Every public school student in New York City will soon receive more than $400 to help pay for food while school buildings are shut down, regardless of family income.
Through a federal relief effort, the state was recently approved to disperse the Coronavirus Pandemic Electronic Benefit Transfer, or P-EBT. The sweeping program will automatically send families the equivalent of about $5.70 per day to make up for meals that each student would have been eligible for while in school.
Because New York City is a universal free lunch district, providing no-cost meals to all 1 million students regardless of need, every child in a city-run public school qualifies. It adds up to about $420 per child — retroactive from the time buildings were shuttered in mid-March, through the end of the academic year in June.
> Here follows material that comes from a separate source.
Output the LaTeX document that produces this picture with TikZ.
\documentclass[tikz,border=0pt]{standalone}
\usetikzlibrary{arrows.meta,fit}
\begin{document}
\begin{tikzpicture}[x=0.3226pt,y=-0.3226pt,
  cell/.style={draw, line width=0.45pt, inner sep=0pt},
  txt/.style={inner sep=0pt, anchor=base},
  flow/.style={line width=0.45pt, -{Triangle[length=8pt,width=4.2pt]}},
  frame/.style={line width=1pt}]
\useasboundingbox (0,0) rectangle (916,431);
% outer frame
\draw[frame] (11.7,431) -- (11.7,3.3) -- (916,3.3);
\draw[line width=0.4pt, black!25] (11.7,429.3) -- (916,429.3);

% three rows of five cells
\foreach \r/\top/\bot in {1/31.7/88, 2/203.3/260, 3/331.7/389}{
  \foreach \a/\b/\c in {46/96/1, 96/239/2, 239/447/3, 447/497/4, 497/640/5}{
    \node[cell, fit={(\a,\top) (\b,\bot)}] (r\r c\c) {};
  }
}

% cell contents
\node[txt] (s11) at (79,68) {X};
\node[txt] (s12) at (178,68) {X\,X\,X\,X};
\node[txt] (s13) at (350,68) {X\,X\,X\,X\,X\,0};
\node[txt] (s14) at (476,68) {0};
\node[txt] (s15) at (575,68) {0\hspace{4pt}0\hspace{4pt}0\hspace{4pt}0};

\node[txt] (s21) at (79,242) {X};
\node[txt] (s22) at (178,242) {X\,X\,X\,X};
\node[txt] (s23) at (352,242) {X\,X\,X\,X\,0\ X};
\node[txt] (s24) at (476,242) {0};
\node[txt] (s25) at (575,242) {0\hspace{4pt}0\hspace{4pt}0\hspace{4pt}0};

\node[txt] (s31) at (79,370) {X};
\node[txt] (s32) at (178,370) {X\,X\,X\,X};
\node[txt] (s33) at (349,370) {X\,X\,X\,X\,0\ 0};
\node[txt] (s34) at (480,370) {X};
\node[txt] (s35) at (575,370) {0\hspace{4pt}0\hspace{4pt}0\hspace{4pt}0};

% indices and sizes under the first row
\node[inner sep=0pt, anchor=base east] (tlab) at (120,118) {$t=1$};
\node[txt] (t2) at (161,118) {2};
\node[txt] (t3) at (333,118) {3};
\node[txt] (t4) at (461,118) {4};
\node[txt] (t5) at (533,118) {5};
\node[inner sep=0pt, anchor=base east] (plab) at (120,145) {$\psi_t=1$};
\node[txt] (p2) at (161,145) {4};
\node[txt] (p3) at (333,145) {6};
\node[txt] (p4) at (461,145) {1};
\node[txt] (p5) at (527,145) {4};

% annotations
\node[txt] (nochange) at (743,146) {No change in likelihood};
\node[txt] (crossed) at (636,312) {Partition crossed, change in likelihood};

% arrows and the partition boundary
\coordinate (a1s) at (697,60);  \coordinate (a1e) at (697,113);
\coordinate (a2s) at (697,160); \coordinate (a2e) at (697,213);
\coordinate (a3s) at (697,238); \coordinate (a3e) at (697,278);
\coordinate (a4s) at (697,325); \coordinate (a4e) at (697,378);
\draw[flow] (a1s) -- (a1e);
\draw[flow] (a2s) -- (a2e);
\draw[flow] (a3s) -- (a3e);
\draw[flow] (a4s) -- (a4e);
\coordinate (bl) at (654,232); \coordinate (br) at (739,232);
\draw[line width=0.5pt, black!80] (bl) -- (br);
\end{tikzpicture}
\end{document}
Across the state, the program will bring in more than $880 million in federal funds.
Charter and parochial students should also benefit, so long as their school participates in the federal school lunch program.
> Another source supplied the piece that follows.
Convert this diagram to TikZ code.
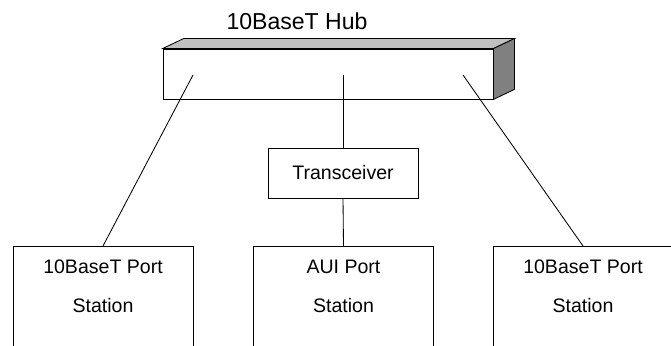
\documentclass[tikz,border=0pt]{standalone}
\usepackage{fontspec}
\setmainfont{Liberation Sans}
\usetikzlibrary{positioning,calc}
\definecolor{hubtop}{RGB}{192,192,192}
\definecolor{hubside}{RGB}{128,128,128}

\begin{document}
\begin{tikzpicture}[
  every node/.style={font=\fontsize{13.9}{16}\selectfont},
  wire/.style={draw=black, line width=0.6pt},
  box/.style={draw=black, line width=0.6pt, fill=white, inner sep=0pt},
  station/.style={box, anchor=north, minimum width=4.5cm, minimum height=4cm}
]
% page frame, station boxes run off the bottom
\clip (0,0) rectangle (16.775,8.625);

% Hub: front face plus top and side faces
\node[box, minimum width=8.25cm, minimum height=1.25cm] (hub) at (8.2,6.775) {};
\filldraw[fill=hubtop, draw=black, line width=0.6pt]
  (hub.north west) -- ++(0.525,0.25) -- ($(hub.north east)+(0.525,0.25)$)
  -- (hub.north east) -- cycle;
\filldraw[fill=hubside, draw=black, line width=0.6pt]
  (hub.north east) -- ++(0.525,0.25) -- ($(hub.south east)+(0.525,0.25)$)
  -- (hub.south east) -- cycle;
\node[font=\fontsize{16.4}{19}\selectfont] (title) at (7.425,8.1) {10BaseT Hub};

% ports on the hub
\coordinate (pleft)  at (4.825,6.75);
\coordinate (pmid)   at (8.575,6.75);
\coordinate (pright) at (11.575,6.75);

\node[box, minimum width=3.75cm, minimum height=1.25cm] (xcvr) at (8.575,4.3) {Transceiver};

% stations
\node[station] (sleft)  at (2.575,2.475) {};
\node[station] (smid)   at (8.5875,2.475) {};
\node[station] (sright) at (14.575,2.475) {};

\foreach \nd/\lbl in {sleft/10BaseT Port, smid/AUI Port, sright/10BaseT Port}{
  \node at ([yshift=-0.525cm]\nd.north) {\lbl};
  \node at ([yshift=-1.5cm]\nd.north) {Station};
}

% cabling
\draw[wire] (pleft) -- (sleft.north);
\draw[wire] (pmid) -- (xcvr.north);
\draw[wire] (xcvr.south) -- (smid.north);
\draw[wire] (pright) -- (sright.north);
\end{tikzpicture}
\end{document}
Anti-hunger activists who fought for universal free lunch in the city say the coming relief is unprecedented in scale and serves dual purposes: keeping children fed, and helping local businesses stay afloat.
Families, some of whom may be receiving public assistance for the first time, should not hesitate to use the money, said Joshua Goodman, a city spokesperson.
“This is an important program that is going to benefit a lot of people,” he wrote in an email. “This crisis is exactly what public benefits like P-EBT were made for, and there is no reason to feel reluctant to use it to take care of your family.”
An estimated 2 million people in the city, the epicenter of the virus’s chokehold, are hungry. More than 500 schools have continued to serve as meal hubs since buildings shut down on March 16, providing bagged breakfasts and lunches to anyone who needs food.
Still, meal hubs can only go so far in meeting the need. With set hours, locations that may require traveling on public transit, and menus that don’t always meet dietary or religious restrictions, families may find it hard to access food served at schools.
Increased food benefits, meanwhile, have a well-documented effect of helping to boost the economy, as families can shop in local bodegas and markets.
“That’s money that immediately gets infused into the local economy,” said Liz Accles, executive director of the nonprofit Community Food Advocates. “People get benefits and they spend them right away because the needs are immediate.”
Families do not have to apply. For those already receiving food assistance or medicare, the additional funds will be added automatically to EBT or identification cards. Payments should begin in early June, according to the state.
For all others, benefits are expected to be mailed beginning late June.
The state is responsible for disbursing the money and is working with the New York education department to identify families who haven’t previously received public benefits.
Unlike previous rounds of federal stimulus support, families will qualify regardless of immigration status. The benefits will not count against the “public charge” rule, under which other public benefits could be a strike against someone’s chances of securing a green card or other kinds of visas.
City leaders said they are working on an information campaign so that parents know to expect the extra support. That will be crucial, Accles said, because families may be skeptical of spending the money if they are worried it was sent in error — and that they may need to eventually pay it back.
“We really want to make sure that people know what this is when they get it,” Accles said. “It’s essential and people really need the support.”